Des objectifs clairement définis avec l’éleveur
La teneur en oligoéléments et vitamines des fourrages distribués aux animaux est très variable et souvent médiocre. Leur teneur en minéraux n’est pas toujours satisfaisante. Une carence en minéraux (calcium et phosphore), en oligoéléments (cuivre, iode, sélénium, zinc…) ou en vitamines (A, D3, E) avant la mise à la reproduction peut être à l’origine d’une baisse de fertilité.
« Les corrections doivent au maximum coller aux habitudes de l’éleveur et être apportées en accord avec lui. Le but est de ne pas bouleverser le système pour améliorer l’observance du conseil. La rédaction de comptes rendus permet de formaliser et de concrétiser le suivi de reproduction : liste des vaches diagnostiquées gestantes et datation des gestations, liste des vaches vides, liste des diagnostics de gestation à réaliser lors de la prochaine visite, détail des traitements effectués par le vétérinaire ou à faire par l’éleveur, synthèse et analyse des observations réalisées. C’est un moyen d’officialiser le conseil », précise le vétérinaire.

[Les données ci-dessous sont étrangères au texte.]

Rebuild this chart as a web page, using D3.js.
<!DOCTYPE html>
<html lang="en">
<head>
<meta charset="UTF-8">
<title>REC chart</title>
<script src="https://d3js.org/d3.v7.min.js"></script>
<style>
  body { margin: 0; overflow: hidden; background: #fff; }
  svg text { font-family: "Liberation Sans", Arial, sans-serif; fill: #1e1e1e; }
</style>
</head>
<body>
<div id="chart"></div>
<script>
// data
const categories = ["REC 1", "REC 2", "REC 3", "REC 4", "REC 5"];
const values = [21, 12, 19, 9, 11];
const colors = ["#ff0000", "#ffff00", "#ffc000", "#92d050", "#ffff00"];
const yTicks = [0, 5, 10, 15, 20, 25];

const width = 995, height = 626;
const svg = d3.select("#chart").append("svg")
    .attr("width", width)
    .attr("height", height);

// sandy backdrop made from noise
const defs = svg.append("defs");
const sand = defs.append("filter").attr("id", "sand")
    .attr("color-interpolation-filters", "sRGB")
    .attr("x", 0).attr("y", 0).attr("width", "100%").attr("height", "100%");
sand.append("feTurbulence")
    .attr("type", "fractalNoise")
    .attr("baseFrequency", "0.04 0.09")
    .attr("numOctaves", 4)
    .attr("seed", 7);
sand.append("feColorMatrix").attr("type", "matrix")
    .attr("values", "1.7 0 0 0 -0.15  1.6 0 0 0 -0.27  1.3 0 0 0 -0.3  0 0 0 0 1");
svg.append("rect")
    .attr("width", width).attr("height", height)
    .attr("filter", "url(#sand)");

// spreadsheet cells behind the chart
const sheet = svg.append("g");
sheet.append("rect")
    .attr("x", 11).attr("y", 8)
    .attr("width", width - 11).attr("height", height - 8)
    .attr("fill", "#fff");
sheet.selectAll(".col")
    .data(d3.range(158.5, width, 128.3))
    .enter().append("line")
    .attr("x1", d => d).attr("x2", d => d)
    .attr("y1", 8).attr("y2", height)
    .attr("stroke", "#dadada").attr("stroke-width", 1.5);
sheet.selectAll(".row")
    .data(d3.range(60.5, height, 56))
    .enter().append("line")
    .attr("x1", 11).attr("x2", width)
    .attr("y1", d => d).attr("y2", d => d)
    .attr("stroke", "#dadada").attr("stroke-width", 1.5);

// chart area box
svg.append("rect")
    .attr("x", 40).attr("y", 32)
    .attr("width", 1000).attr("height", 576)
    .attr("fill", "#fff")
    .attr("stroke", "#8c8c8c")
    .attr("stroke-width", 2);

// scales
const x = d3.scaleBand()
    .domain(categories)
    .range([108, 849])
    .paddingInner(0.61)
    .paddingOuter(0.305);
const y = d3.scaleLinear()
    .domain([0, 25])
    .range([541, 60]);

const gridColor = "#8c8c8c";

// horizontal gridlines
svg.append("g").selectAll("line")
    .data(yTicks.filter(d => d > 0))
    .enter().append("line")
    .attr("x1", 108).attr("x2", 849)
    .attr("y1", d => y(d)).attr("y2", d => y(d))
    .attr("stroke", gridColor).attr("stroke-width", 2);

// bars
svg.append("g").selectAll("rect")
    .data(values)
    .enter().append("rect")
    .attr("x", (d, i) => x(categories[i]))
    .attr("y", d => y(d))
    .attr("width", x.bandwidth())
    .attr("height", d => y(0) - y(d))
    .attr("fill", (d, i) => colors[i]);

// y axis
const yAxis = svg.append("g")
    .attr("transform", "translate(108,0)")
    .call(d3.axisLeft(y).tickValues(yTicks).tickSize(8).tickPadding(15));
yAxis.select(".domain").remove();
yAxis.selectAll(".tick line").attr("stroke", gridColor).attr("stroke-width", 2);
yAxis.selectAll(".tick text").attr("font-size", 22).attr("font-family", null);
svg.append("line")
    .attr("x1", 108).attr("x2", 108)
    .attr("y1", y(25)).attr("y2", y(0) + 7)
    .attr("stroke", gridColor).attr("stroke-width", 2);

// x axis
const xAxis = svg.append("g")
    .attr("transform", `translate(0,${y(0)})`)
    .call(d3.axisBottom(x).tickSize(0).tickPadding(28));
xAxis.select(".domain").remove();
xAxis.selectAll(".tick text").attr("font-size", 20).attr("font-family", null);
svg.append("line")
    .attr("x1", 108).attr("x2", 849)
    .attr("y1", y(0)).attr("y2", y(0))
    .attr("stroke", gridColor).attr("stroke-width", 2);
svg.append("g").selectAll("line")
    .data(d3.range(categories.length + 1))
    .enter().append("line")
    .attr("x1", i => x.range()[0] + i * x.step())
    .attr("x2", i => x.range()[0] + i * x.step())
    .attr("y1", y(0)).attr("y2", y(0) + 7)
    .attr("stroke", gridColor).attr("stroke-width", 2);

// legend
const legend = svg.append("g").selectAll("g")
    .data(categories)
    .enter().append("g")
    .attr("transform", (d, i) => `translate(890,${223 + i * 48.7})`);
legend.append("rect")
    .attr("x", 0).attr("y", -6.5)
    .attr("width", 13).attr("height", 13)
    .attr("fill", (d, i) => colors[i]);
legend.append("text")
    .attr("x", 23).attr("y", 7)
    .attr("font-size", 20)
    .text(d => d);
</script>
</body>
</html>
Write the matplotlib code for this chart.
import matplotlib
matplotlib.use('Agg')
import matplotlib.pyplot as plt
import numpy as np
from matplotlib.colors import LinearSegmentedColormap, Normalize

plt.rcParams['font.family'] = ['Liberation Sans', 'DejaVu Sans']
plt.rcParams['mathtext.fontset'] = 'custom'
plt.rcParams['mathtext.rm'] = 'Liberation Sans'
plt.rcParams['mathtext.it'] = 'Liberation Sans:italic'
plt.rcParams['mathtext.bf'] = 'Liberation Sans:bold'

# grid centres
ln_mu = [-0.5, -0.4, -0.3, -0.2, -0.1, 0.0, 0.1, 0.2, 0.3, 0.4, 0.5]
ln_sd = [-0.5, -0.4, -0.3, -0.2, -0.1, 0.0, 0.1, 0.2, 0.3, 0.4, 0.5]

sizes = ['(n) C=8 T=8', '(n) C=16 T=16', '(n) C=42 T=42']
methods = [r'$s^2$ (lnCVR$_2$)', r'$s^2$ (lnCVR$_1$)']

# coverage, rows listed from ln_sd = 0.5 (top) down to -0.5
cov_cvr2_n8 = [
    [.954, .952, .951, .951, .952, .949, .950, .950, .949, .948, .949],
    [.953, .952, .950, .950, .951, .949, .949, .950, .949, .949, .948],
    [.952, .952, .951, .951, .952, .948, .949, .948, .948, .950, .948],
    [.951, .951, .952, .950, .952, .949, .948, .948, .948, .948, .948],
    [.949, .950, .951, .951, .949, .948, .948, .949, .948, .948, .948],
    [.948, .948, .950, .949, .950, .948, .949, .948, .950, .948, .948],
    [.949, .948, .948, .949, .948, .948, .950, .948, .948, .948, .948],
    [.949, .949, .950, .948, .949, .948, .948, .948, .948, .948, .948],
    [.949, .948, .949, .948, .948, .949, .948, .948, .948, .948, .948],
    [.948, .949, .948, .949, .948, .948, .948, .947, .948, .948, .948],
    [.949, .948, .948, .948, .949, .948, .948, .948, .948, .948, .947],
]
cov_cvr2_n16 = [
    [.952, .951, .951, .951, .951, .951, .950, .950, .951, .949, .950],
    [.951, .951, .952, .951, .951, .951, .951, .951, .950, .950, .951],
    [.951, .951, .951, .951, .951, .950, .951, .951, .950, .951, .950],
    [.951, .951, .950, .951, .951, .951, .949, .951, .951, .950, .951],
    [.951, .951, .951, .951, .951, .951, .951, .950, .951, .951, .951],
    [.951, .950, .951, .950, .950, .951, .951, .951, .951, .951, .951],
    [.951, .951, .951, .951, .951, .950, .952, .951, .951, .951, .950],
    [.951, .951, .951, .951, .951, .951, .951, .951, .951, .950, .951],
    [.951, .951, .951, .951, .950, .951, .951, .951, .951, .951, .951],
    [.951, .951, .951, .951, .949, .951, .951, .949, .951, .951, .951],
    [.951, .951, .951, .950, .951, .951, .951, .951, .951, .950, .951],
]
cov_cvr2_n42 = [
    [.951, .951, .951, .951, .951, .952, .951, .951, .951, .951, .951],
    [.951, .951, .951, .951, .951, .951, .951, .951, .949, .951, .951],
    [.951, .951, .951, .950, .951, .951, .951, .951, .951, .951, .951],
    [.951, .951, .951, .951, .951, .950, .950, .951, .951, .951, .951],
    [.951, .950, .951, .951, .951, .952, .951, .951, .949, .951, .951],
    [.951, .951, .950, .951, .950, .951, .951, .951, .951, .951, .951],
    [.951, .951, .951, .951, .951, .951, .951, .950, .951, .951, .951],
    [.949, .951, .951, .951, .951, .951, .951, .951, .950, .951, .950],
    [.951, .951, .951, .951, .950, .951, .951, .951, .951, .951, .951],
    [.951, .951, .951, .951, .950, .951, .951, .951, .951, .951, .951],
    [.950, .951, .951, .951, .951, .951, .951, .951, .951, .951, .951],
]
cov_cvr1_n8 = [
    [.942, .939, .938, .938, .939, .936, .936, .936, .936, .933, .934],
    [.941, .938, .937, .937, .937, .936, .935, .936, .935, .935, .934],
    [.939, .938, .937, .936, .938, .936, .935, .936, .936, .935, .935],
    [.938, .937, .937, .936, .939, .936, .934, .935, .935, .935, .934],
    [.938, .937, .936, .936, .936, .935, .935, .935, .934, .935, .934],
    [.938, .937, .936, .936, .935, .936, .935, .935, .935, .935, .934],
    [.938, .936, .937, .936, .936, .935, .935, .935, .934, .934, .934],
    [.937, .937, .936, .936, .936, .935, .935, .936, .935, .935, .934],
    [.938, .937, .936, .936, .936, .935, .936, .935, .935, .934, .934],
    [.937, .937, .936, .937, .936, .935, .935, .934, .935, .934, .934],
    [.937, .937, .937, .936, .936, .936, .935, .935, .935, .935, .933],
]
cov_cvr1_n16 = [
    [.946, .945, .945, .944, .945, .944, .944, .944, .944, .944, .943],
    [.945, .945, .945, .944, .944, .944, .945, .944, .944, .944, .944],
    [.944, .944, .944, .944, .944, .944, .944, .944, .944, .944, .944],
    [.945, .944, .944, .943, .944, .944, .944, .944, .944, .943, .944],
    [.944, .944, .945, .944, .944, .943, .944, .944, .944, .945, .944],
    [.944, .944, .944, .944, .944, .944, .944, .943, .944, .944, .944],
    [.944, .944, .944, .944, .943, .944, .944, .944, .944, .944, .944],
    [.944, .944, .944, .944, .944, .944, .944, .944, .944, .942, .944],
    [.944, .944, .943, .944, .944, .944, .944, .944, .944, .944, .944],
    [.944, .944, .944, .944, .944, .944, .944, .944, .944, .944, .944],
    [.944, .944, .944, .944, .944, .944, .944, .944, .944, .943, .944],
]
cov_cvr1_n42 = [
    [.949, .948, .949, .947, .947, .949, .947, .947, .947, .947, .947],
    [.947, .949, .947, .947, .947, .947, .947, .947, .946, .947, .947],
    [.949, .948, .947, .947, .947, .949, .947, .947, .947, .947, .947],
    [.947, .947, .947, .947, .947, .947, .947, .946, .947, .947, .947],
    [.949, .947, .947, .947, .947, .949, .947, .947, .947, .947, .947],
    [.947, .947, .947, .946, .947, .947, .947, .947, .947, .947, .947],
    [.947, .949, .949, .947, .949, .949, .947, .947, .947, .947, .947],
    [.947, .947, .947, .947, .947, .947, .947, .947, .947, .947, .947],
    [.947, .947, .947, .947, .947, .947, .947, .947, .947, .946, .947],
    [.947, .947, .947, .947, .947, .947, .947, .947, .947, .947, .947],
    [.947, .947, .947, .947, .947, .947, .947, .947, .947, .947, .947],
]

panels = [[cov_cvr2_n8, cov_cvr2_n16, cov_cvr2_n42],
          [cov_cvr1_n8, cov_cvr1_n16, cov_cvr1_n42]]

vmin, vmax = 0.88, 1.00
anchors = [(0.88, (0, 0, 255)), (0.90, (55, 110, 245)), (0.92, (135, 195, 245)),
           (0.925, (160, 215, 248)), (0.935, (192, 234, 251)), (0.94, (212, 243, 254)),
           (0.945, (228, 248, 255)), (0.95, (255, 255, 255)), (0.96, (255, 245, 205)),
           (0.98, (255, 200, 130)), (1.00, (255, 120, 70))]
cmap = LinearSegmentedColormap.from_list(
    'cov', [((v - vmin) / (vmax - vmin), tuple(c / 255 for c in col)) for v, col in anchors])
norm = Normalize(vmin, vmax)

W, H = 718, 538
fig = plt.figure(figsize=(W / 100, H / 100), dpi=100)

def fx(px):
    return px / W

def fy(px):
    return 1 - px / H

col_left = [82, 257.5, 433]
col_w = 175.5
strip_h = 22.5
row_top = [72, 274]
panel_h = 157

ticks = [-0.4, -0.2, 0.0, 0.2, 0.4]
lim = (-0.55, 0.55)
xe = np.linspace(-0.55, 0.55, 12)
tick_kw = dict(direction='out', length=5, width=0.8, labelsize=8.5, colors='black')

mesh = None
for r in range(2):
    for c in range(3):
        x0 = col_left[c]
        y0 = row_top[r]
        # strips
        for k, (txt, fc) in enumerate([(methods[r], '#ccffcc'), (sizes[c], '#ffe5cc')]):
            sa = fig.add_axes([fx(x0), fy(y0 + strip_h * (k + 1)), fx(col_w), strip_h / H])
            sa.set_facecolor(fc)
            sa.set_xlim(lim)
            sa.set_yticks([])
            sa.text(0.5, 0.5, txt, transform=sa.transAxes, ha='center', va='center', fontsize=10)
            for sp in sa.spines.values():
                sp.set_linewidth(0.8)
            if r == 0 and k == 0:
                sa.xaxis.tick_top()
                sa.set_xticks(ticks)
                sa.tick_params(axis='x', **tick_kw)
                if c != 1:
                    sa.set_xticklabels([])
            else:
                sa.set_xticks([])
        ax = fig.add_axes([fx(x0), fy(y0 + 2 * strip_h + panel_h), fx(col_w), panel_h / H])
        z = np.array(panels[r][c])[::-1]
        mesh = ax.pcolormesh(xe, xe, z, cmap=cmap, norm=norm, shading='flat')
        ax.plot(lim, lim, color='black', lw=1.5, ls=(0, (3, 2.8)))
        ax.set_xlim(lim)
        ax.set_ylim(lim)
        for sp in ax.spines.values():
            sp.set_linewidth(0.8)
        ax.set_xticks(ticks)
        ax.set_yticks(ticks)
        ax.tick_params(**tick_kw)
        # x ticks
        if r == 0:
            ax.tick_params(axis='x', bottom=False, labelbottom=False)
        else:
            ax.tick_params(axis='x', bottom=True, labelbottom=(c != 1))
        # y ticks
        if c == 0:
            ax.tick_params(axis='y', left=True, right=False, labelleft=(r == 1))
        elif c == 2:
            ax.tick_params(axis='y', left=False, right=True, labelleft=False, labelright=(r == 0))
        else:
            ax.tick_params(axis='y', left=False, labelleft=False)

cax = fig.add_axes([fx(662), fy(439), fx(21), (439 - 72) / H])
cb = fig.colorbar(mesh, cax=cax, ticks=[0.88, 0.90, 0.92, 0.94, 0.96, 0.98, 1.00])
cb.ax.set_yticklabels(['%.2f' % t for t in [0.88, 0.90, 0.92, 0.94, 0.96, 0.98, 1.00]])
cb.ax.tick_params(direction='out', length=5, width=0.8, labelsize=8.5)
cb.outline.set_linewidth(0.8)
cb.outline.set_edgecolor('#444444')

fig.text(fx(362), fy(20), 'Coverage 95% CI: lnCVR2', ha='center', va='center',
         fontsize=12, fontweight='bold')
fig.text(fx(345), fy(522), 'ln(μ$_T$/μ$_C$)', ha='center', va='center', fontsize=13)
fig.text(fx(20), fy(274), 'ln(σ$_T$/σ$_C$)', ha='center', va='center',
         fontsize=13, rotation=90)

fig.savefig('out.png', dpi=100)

Pour l’éleveur, le coût de l’audit et des échographies nécessaires au suivi se chiffrent à plus ou moins 400 euros hors taxes, selon le nombre d’animaux, auxquels s’ajoutent les frais de déplacements et les coûts éventuels liés à la réalisation d’analyses.
Quatre critères sont essentiels à l’évaluation des performances de reproduction en élevage allaitant : l’IVV, le taux de gestation, la date médiane de vêlage, le taux de vêlages tardifs.